Where teams overestimate the savings
Last updated 2026-04-20
The common mistake is assuming most of the request is cacheable when only a small piece actually repeats. User messages, fresh retrieval results, and changing task instructions often make up more of the payload than teams expect. If that part changes on every call, it should not be counted as cached input.
A good estimate separates stable context from variable context. If you cannot clearly point to the part of the prompt that repeats, your cache assumption is probably too generous. Honest modeling beats optimistic modeling, especially when cost is tied to margin.
How to estimate cache share in practice
Last updated 2026-04-20
Start by looking at a real request and marking which tokens are identical across calls. That gives you a concrete cached-input ratio instead of a guess. In many apps, the right number is not 80 percent or 90 percent. It is something more modest that still helps, but does not magically erase input cost.
If you are still early, model a few scenarios. A low cache-share case tells you what happens when usage is messy or prompts change often. A higher cache-share case tells you what efficient prompt architecture could unlock. The spread between those numbers is often more informative than a single neat estimate.

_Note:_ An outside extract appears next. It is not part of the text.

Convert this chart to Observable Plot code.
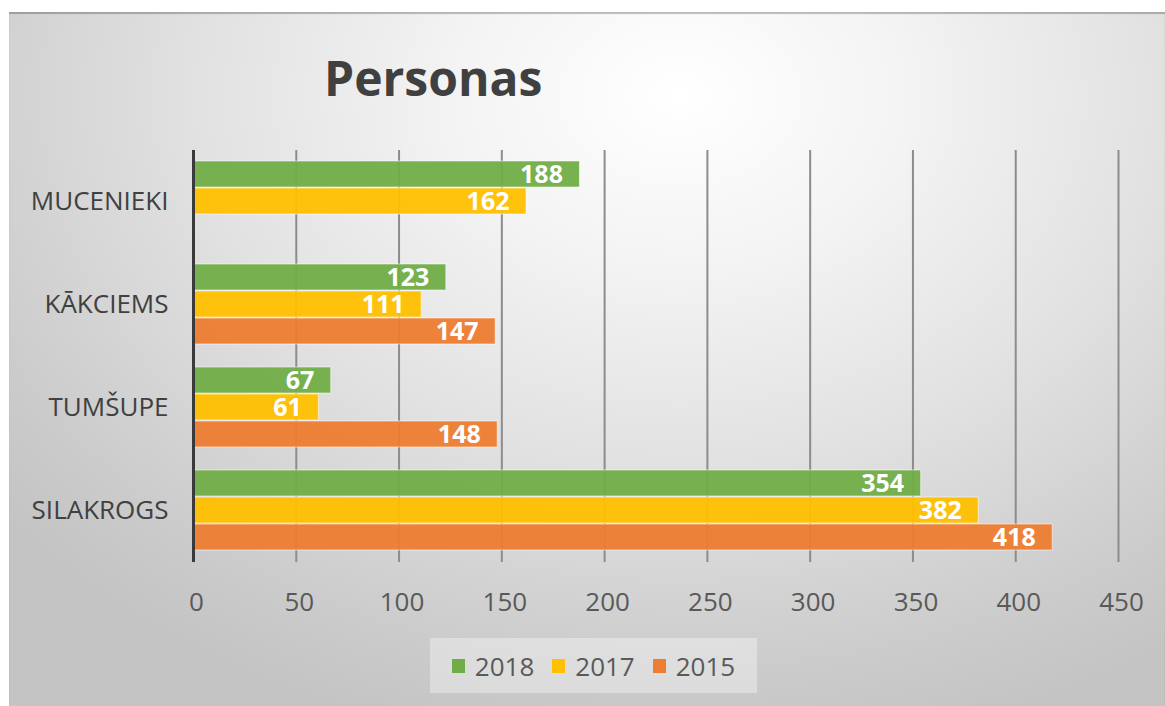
<!DOCTYPE html>
<html>
<head>
<meta charset="utf-8">
<script src="https://cdn.jsdelivr.net/npm/d3@7"></script>
<script src="https://cdn.jsdelivr.net/npm/@observablehq/plot@0.6"></script>
<style>
  html, body { margin: 0; padding: 0; background: #ffffff; }
  body { width: 1165px; height: 706px; position: relative; overflow: hidden; }
  #chart {
    position: absolute; left: 9px; top: 12px; width: 1156px; height: 694px;
    background: radial-gradient(ellipse 75% 95% at 58% 12%, #ffffff 0%, #f4f4f4 25%, #e2e2e2 55%, #cdcdcd 85%, #c4c4c4 100%);
    box-shadow: inset 0 2px 1px rgba(0,0,0,0.25);
    font-family: "Open Sans", sans-serif;
  }
  #title {
    position: absolute; left: 315px; top: 42px; line-height: 1;
    font-size: 48px; font-weight: 700; color: #404040; white-space: nowrap;
  }
  #plot { position: absolute; left: 0; top: 118px; }
  #legend {
    position: absolute; left: 421px; top: 626px; width: 327px; height: 55px;
    background: rgba(255,255,255,0.35);
    display: flex; align-items: center; justify-content: center; gap: 18px;
    font-size: 26px; color: #595959;
  }
  #legend .item { display: flex; align-items: center; gap: 10px; }
  #legend .sw { width: 13px; height: 14px; display: inline-block; }
</style>
</head>
<body>
<div id="chart">
  <div id="title">Personas</div>
  <div id="plot"></div>
  <div id="legend"></div>
</div>
<script>
const places = ["MUCENIEKI", "KĀKCIEMS", "TUMŠUPE", "SILAKROGS"];
const years = ["2018", "2017", "2015"];
const colors = ["#70AD47", "#FFC000", "#ED7D31"];
const values2018 = [188, 123, 67, 354];
const values2017 = [162, 111, 61, 382];
const values2015 = [null, 147, 148, 418];
const xTicks = [0, 50, 100, 150, 200, 250, 300, 350, 400, 450];

const series = { "2018": values2018, "2017": values2017, "2015": values2015 };
const rows = [];
places.forEach((p, i) => {
  years.forEach(y => {
    const v = series[y][i];
    if (v != null) rows.push({ place: p, year: y, value: v });
  });
});

const chart = Plot.plot({
  width: 1156,
  height: 492,
  marginLeft: 184,
  marginRight: 47,
  marginTop: 20,
  marginBottom: 60,
  style: { background: "transparent", fontFamily: "'Open Sans', sans-serif", fontSize: "26px", overflow: "visible" },
  x: { domain: [0, 450], axis: null },
  y: { domain: years, paddingInner: 0.03, paddingOuter: 0.38, axis: null },
  fy: { domain: places, paddingInner: 0, paddingOuter: 0, axis: null },
  color: { domain: years, range: colors },
  marks: [
    Plot.ruleX(xTicks.slice(1), { stroke: "#8c8c8c", strokeWidth: 2 }),
    Plot.barX(rows, { x: "value", y: "year", fy: "place", fill: "year", fillOpacity: 0.95, stroke: "#ffffff", strokeOpacity: 0.55, strokeWidth: 1 }),
    Plot.text(rows, { x: "value", y: "year", fy: "place", text: d => String(d.value), textAnchor: "end", dx: -17, fill: "#ffffff", fontWeight: "bold", fontSize: 25 }),
    Plot.ruleX([0], { stroke: "#3a3a3a", strokeWidth: 3 }),
    Plot.axisX(xTicks, { tickSize: 0, tickPadding: 30, color: "#595959", label: null, fontSize: 26, dx: 3 }),
    Plot.axisFy({ anchor: "left", tickSize: 0, tickPadding: 25, color: "#404040", label: null, fontSize: 26 })
  ]
});
document.getElementById("plot").appendChild(chart);

const legend = document.getElementById("legend");
years.forEach((y, i) => {
  const item = document.createElement("span");
  item.className = "item";
  const sw = document.createElement("span");
  sw.className = "sw";
  sw.style.background = colors[i];
  const t = document.createElement("span");
  t.textContent = y;
  item.appendChild(sw);
  item.appendChild(t);
  legend.appendChild(item);
});
</script>
</body>
</html>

When cached pricing changes the model decision
Last updated 2026-04-20
Cached pricing matters most when repeated context is large enough to dominate input cost. RAG assistants, policy-heavy support bots, and tools that resend the same instruction block can all behave very differently once cached input is taken seriously.
If two models look similar on the price table, but one gives you a better effective rate for repeated context, that can be the difference between a workable unit cost and a feature that is hard to scale. This is why cache-aware estimates are more useful than list-price comparisons.